Solution The moment of inertia about the $z$-axis is $$I_{z}=\iiint\limits_{\kern-2ptE}r^{2}\rho \,{\it dV}$$

where $r=\sqrt{x^{2}+y^{2}}$ is the distance of the point $(x, y, z)$ from the $z$-axis.

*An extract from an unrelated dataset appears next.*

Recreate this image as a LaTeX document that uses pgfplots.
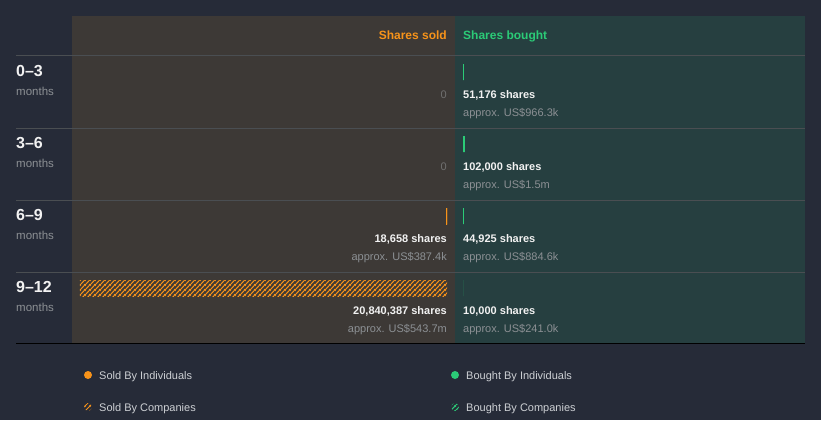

Figure 47(a) shows the solid $E$, which is $xy$-simple. The upper surface is $z=z_{2}(x, y)=4xy$ and the lower surface is the plane $z=z_{1}(x, y)=0$. The region $R$ in the $xy$-plane is enclosed by the $x$-axis, the $y$-axis, the line $x=3$, and the line $y=2$, as shown in Figure 47(b). The region $R$ is both $x$-simple and $y$-simple. $$\begin{eqnarray*} I_{z} &=&\iiint\limits_{\kern-2ptE}(x^{2}+y^{2})\rho \,{\it dV}=\rho \int_{0}^{3}\int_{0}^{2}\int_{0}^{4xy}(x^{2}+y^{2})\,{\it dz}\,{\it dy}\,{\it dx} \notag \\[4pt] &=&\rho \int_{0}^{3}\int_{0}^{2}\big[ z(x^{2}+y^{2})\big] _{0}^{4xy}\,{\it dy}\,{\it dx}=\rho \int_{0}^{3}\int_{0}^{2}( 4x^{3}y+4xy^{3}) \,{\it dy}\,{\it dx}\\[4pt] &=&\rho \int_{0}^{3}\big[ 2x^{3}y^{2}+xy^{4}\big] _{0}^{2}\,\,{\it dx} \notag \\[4pt] &=&\rho \int_{0}^{3}( 8x^{3}+16x) \,{\it dx}=\rho \big[ 2x^{4}+8x^{2}\big] _{0}^{3}=\rho ( 162+72) =234\rho \end{eqnarray*}$$